Del Tibidabo a las chabolas

Esta ciudad es la Barcelona que hemos conocido en otras novelas de Casavella, pero aquí mucho más desarrollada. La novela se abre en el Tibidabo, “la montaña de los ricos”, donde cincuenta huérfanos de los Hogares Clarinet (sic) esperan, el día de Reyes de 1995, la llegada del famoso Pistacho, sinvergüenza disfrazado de rey Gaspar. La verdadera acción del libro ocurre veinticuatro años antes en “la otra montaña”, Casa Valero, Casa Antúnez, Ciudad Sin Ley, las chabolas de Montjuïc, donde viven “los que no teníamos sitio en la ciudad”. La lluvia nos acompaña como un motivo recurrente en este día sofocante del 15 de agosto de 1971 y acabará por tener una presencia determinante en el desarrollo de la ficción. Dos niños descubren el cadáver de una muchacha que ha sido violada y asesinada a golpes: es Julia, la hija de don Celso, cabecilla del barrio con fama de peligroso. Y aquí se inicia un drama lorquiano en clave farsesca: denunciar al Watusi como al responsable, negar ante don Celso la violación y por tanto la responsabilidad del Watusi, cuyo cuerpo flotará, en un claro ajuste de cuentas, en las aguas sucias del puerto.

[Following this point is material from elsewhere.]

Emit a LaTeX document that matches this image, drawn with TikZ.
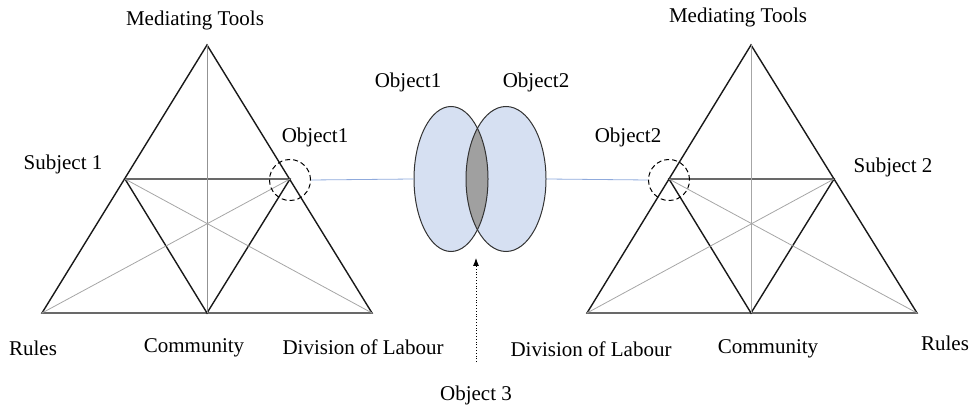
\documentclass[tikz,border=0pt]{standalone}
\usepackage{fontspec}
\setmainfont{Liberation Serif}
\usetikzlibrary{arrows.meta,positioning,shapes.geometric}

\definecolor{objblue}{HTML}{D6E0F2}
\definecolor{objgrey}{HTML}{A0A0A0}
\definecolor{linkblue}{HTML}{8FAADC}

\begin{document}
\begin{tikzpicture}[x=0.5pt,y=-0.5pt,
    lab/.style={font=\fontsize{10.5}{12}\selectfont, inner sep=0pt},
    side/.style={draw=black!90, line width=0.7pt},
    axis/.style={draw=gray!85, line width=0.5pt},
    cross/.style={draw=gray!70, line width=0.4pt},
    ring/.style={circle, draw, dash pattern=on 2.5pt off 1.5pt, line width=0.5pt, minimum size=20.5pt, inner sep=0pt},
    obj/.style={ellipse, draw=black!80, line width=0.5pt, minimum width=37pt, minimum height=72.5pt, inner sep=0pt},
    link/.style={draw=linkblue, line width=0.4pt}]
    \useasboundingbox (0,0) rectangle (973,405);

    % left activity system
    \coordinate (la) at (207,45);
    \coordinate (lbl) at (42,313);
    \coordinate (lbr) at (372,313);
    \coordinate (lbm) at (207,313);
    \coordinate (lml) at (125,179);
    \coordinate (lmr) at (290,179);
    \draw[side] (lbl) -- (la) -- (lbr) -- cycle;
    \draw[side] (lml) -- (lmr) -- (lbm) -- cycle;
    \draw[axis] (la) -- (lbm);
    \draw[cross] (lml) -- (lbr);
    \draw[cross] (lmr) -- (lbl);
    \node[ring] (c1) at (290,180) {};

    % right activity system
    \coordinate (ra) at (751,45);
    \coordinate (rbl) at (587,313);
    \coordinate (rbr) at (917,313);
    \coordinate (rbm) at (751,313);
    \coordinate (rml) at (669,179);
    \coordinate (rmr) at (834,179);
    \draw[side] (rbl) -- (ra) -- (rbr) -- cycle;
    \draw[side] (rml) -- (rmr) -- (rbm) -- cycle;
    \draw[cross] (ra) -- (rbm);
    \draw[cross] (rml) -- (rbr);
    \draw[cross] (rmr) -- (rbl);
    \node[ring] (c2) at (669,180) {};

    % shared object
    \fill[objblue] (451,179) ellipse [x radius=37, y radius=72.5];
    \fill[objblue] (506,179) ellipse [x radius=40, y radius=72.5];
    \begin{scope}
        \clip (451,179) ellipse [x radius=37, y radius=72.5];
        \fill[objgrey] (506,179) ellipse [x radius=40, y radius=72.5];
    \end{scope}
    \node[obj] (o1) at (451,179) {};
    \node[obj, minimum width=40pt] (o2) at (506,179) {};

    \draw[link] (c1.east) -- (o1.west);
    \draw[link] (o2.east) -- (c2.west);

    \coordinate (tail) at (476,362);
    \coordinate (tip) at (476,258);
    \draw[densely dotted, line width=0.4pt, -{Latex[length=4pt,width=3pt]}] (tail) -- (tip);

    % labels
    \node[lab] (lmt) at (195,20) {Mediating Tools};
    \node[lab] (ls) at (63,164) {Subject 1};
    \node[lab] (lo) at (315,137) {Object1};
    \node[lab] (lr) at (33,348) {Rules};
    \node[lab] (lc) at (194,348) {Community};
    \node[lab] (ld) at (363,347) {Division of Labour};

    \node[lab] (o1l) at (408,82) {Object1};
    \node[lab] (o2l) at (536,82) {Object2};
    \node[lab] (o3l) at (476,395) {Object 3};

    \node[lab] (rmt) at (738,17) {Mediating Tools};
    \node[lab] (ro) at (628,137) {Object2};
    \node[lab] (rs) at (893,167) {Subject 2};
    \node[lab] (rd) at (591,349) {Division of Labour};
    \node[lab] (rc) at (768,349) {Community};
    \node[lab] (rr) at (945,343) {Rules};
\end{tikzpicture}
\end{document}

La búsqueda y la fuga incesantes van creando, a través de curiosísimos personajes, una cadena de situaciones en las que no falta el “gag” cinematográfico, que dan un especial ritmo a una novela que recorremos, escena tras escena, como se recorren las callejuelas de la ciudad protagonista. Lugares secretos iluminados por el humor y la imaginación, el desenfado y la contenida ternura. Casavella ha sabido escarbar en los vertederos de la realidad sin caer en la sordidez, de rozar la farsa y el absurdo sin caer en la caricatura, de entretener sin caer en la frivolidad. En una palabra, ha sabido convertir la audacia narrativa en una necesidad.